### Task to complete:
Write out again, exactly as they appear, the lines from the line with "What matplotlib code" through the line with "450, 880, 360, 390, 330, 250, 190, 19]". Do not include any pictures.

====

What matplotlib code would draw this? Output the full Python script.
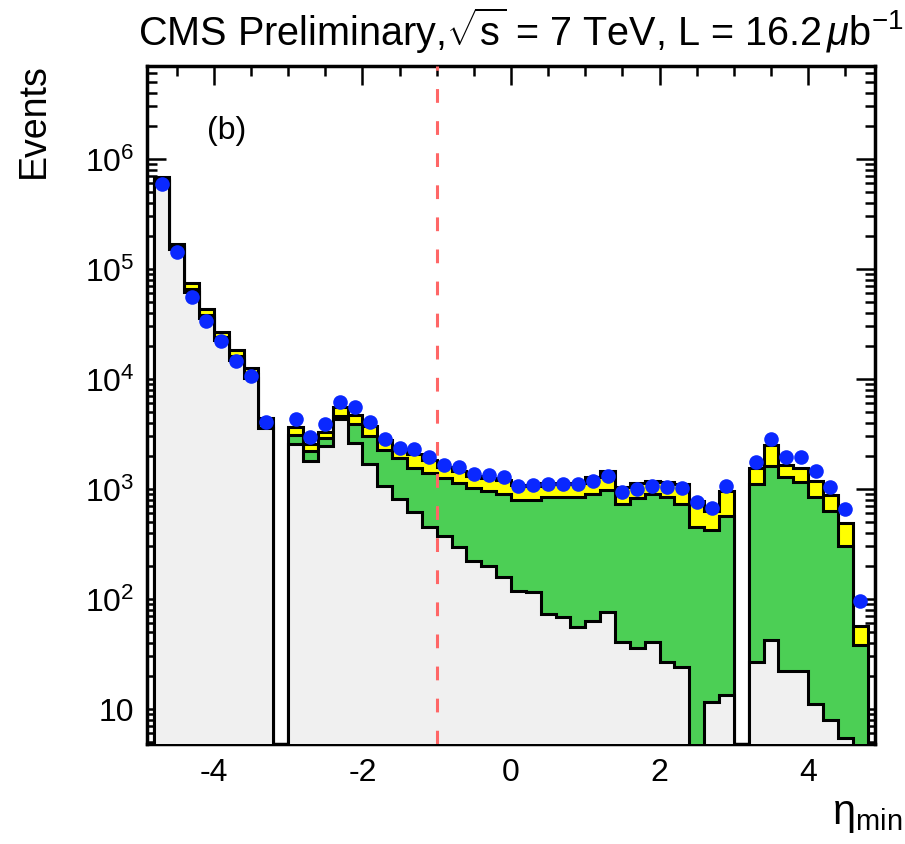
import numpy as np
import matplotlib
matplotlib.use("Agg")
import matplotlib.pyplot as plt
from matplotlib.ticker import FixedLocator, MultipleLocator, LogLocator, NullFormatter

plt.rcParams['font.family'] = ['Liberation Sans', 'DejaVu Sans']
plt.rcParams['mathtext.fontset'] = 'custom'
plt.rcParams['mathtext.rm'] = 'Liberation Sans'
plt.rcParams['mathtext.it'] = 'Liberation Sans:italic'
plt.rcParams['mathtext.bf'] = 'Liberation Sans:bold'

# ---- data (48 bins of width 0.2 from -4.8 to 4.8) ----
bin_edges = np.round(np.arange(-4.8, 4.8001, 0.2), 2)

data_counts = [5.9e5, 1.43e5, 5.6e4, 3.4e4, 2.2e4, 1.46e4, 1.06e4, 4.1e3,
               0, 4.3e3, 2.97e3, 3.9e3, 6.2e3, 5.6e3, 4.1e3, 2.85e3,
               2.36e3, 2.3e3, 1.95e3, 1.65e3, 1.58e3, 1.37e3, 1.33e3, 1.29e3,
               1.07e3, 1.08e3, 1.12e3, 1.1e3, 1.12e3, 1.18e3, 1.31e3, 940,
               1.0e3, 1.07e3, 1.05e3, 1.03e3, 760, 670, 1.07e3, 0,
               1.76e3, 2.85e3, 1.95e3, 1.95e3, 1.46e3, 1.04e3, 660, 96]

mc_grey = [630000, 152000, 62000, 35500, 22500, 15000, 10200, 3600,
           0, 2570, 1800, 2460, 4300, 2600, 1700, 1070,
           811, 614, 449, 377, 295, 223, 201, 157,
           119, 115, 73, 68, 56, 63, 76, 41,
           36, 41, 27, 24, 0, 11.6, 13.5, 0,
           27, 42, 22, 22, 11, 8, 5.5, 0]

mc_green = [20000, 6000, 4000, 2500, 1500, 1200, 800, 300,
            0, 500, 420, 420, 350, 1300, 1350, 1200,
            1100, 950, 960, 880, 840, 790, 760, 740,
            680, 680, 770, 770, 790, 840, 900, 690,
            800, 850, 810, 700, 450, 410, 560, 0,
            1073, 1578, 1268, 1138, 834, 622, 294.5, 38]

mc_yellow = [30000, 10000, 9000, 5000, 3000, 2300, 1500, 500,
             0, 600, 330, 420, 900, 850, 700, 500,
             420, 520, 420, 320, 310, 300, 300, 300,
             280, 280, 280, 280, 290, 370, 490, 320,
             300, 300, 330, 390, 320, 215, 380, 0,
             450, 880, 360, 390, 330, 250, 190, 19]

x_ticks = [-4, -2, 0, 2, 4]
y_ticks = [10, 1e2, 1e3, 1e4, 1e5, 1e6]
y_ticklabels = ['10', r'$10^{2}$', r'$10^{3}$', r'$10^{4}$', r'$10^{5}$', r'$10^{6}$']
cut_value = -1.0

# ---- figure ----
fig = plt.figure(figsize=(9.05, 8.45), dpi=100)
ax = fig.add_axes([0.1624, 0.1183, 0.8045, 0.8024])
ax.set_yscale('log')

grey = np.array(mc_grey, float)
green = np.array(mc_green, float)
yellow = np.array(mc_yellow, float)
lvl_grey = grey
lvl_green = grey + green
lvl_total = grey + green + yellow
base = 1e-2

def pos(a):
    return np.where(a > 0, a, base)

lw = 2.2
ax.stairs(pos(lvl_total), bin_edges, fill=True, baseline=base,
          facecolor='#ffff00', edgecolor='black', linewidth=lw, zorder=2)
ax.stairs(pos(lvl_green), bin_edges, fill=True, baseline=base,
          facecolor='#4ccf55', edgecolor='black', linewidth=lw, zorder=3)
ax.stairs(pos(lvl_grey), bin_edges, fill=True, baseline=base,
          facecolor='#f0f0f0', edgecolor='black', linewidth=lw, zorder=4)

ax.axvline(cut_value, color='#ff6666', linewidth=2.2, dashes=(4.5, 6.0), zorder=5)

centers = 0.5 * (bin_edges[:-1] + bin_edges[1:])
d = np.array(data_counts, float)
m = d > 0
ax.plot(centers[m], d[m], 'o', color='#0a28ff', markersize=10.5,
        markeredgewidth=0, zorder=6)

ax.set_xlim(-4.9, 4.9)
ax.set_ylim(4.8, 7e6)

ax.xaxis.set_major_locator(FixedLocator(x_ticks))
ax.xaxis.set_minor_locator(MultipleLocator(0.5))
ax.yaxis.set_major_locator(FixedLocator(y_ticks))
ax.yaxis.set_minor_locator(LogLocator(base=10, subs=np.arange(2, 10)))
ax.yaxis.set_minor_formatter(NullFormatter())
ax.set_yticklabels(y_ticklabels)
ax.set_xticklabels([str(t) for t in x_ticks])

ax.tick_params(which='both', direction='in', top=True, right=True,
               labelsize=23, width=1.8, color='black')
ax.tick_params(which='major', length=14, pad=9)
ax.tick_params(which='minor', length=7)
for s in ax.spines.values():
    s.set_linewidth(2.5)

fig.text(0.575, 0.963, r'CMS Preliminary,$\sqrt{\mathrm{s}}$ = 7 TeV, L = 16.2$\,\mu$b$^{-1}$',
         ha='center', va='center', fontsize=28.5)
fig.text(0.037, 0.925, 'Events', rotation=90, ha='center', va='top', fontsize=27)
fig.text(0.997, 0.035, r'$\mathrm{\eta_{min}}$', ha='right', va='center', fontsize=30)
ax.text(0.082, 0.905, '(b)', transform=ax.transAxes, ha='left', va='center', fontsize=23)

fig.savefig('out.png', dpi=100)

====

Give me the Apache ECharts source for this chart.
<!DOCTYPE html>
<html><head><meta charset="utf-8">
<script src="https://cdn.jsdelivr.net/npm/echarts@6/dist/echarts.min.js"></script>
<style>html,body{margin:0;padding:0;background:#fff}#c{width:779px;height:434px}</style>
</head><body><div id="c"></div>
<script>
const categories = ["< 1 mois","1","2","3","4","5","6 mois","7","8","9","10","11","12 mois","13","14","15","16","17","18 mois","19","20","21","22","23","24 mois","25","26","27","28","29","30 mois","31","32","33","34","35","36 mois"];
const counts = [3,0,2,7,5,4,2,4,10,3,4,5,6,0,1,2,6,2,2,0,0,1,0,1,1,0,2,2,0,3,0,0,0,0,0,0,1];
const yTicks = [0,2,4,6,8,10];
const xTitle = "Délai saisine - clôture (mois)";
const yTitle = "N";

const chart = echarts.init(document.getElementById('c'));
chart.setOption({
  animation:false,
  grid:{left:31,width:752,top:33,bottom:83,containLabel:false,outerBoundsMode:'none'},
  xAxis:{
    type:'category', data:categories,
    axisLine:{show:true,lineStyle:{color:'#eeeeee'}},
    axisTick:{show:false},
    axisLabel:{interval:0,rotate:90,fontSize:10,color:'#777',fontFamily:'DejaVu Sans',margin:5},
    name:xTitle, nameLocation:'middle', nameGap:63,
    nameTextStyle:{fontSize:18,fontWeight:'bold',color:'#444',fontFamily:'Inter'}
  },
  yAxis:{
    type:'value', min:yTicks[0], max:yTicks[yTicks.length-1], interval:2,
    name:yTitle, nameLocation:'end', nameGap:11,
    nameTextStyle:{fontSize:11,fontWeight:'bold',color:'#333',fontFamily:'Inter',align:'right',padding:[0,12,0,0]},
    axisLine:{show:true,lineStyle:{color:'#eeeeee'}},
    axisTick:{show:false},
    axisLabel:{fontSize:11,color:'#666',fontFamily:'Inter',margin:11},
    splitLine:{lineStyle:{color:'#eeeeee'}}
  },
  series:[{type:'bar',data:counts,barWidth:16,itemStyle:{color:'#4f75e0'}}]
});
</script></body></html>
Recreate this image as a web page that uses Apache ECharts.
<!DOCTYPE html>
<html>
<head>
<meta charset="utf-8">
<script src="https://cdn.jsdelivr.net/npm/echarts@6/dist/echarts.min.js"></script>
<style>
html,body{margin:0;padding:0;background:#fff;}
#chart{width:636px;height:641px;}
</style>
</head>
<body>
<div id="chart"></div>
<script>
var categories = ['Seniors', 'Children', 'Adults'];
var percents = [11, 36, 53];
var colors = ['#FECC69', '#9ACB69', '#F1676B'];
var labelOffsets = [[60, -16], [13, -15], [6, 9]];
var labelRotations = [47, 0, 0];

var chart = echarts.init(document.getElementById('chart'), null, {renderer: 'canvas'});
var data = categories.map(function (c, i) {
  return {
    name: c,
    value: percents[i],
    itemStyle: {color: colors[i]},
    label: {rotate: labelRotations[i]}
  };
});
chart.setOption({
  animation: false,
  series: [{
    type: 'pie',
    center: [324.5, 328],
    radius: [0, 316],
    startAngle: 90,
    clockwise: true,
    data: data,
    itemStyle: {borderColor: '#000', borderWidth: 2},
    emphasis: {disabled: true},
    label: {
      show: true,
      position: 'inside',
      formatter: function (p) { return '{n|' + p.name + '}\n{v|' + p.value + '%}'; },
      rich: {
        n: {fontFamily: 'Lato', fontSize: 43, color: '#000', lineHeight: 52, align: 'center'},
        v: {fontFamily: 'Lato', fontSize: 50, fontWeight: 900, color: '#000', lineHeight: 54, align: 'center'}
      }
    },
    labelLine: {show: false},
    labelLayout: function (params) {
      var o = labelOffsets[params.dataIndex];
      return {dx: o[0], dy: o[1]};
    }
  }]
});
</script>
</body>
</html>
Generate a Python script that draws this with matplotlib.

====

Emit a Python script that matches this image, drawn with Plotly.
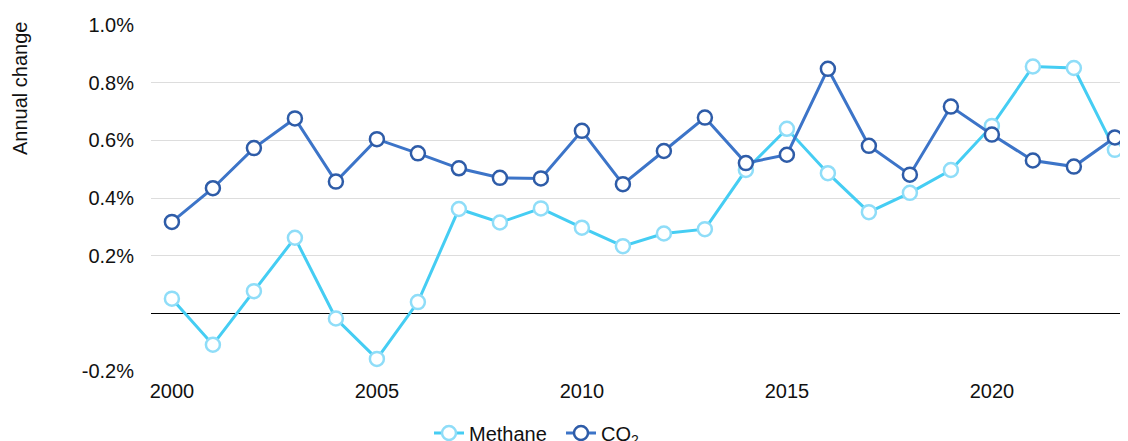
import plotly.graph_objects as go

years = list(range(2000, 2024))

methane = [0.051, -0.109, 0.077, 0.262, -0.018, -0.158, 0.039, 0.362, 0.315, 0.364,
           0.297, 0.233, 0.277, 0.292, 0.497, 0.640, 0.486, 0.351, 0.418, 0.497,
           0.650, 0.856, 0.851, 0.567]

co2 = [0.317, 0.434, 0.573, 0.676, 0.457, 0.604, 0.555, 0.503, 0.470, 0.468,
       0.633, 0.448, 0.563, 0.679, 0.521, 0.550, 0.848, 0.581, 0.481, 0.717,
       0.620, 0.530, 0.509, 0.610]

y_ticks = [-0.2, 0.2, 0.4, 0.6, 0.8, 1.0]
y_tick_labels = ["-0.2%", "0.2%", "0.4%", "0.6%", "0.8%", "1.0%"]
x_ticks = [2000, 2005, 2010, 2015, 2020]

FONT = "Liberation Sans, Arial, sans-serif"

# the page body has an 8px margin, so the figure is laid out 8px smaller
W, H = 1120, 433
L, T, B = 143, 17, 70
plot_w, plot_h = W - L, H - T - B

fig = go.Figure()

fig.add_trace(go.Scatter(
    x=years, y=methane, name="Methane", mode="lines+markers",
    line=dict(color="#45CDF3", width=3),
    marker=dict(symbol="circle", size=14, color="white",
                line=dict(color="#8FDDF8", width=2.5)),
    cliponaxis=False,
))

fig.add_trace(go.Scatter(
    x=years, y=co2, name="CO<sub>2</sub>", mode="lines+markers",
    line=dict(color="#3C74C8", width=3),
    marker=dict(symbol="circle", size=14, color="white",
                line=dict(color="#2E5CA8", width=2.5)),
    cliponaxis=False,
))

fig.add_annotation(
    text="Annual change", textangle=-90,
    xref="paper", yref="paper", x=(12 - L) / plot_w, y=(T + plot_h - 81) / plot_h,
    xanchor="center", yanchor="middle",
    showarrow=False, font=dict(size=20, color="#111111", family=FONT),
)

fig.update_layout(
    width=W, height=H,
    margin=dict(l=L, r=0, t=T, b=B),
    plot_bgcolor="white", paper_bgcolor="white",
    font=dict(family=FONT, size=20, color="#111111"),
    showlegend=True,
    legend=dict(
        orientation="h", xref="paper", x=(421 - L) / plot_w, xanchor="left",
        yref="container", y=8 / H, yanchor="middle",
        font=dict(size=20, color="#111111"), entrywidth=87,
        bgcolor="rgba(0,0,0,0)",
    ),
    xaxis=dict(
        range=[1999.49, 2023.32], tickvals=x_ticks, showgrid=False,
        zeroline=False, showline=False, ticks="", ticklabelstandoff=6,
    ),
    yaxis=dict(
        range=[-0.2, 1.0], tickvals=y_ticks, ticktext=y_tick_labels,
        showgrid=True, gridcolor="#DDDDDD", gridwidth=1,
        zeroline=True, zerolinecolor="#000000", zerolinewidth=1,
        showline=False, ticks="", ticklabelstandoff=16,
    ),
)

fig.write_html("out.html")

====

### The solution:
What matplotlib code would draw this? Output the full Python script.
import numpy as np
import matplotlib
matplotlib.use("Agg")
import matplotlib.pyplot as plt
from matplotlib.ticker import FixedLocator, MultipleLocator, LogLocator, NullFormatter

plt.rcParams['font.family'] = ['Liberation Sans', 'DejaVu Sans']
plt.rcParams['mathtext.fontset'] = 'custom'
plt.rcParams['mathtext.rm'] = 'Liberation Sans'
plt.rcParams['mathtext.it'] = 'Liberation Sans:italic'
plt.rcParams['mathtext.bf'] = 'Liberation Sans:bold'

# ---- data (48 bins of width 0.2 from -4.8 to 4.8) ----
bin_edges = np.round(np.arange(-4.8, 4.8001, 0.2), 2)

data_counts = [5.9e5, 1.43e5, 5.6e4, 3.4e4, 2.2e4, 1.46e4, 1.06e4, 4.1e3,
               0, 4.3e3, 2.97e3, 3.9e3, 6.2e3, 5.6e3, 4.1e3, 2.85e3,
               2.36e3, 2.3e3, 1.95e3, 1.65e3, 1.58e3, 1.37e3, 1.33e3, 1.29e3,
               1.07e3, 1.08e3, 1.12e3, 1.1e3, 1.12e3, 1.18e3, 1.31e3, 940,
               1.0e3, 1.07e3, 1.05e3, 1.03e3, 760, 670, 1.07e3, 0,
               1.76e3, 2.85e3, 1.95e3, 1.95e3, 1.46e3, 1.04e3, 660, 96]

mc_grey = [630000, 152000, 62000, 35500, 22500, 15000, 10200, 3600,
           0, 2570, 1800, 2460, 4300, 2600, 1700, 1070,
           811, 614, 449, 377, 295, 223, 201, 157,
           119, 115, 73, 68, 56, 63, 76, 41,
           36, 41, 27, 24, 0, 11.6, 13.5, 0,
           27, 42, 22, 22, 11, 8, 5.5, 0]

mc_green = [20000, 6000, 4000, 2500, 1500, 1200, 800, 300,
            0, 500, 420, 420, 350, 1300, 1350, 1200,
            1100, 950, 960, 880, 840, 790, 760, 740,
            680, 680, 770, 770, 790, 840, 900, 690,
            800, 850, 810, 700, 450, 410, 560, 0,
            1073, 1578, 1268, 1138, 834, 622, 294.5, 38]

mc_yellow = [30000, 10000, 9000, 5000, 3000, 2300, 1500, 500,
             0, 600, 330, 420, 900, 850, 700, 500,
             420, 520, 420, 320, 310, 300, 300, 300,
             280, 280, 280, 280, 290, 370, 490, 320,
             300, 300, 330, 390, 320, 215, 380, 0,
             450, 880, 360, 390, 330, 250, 190, 19]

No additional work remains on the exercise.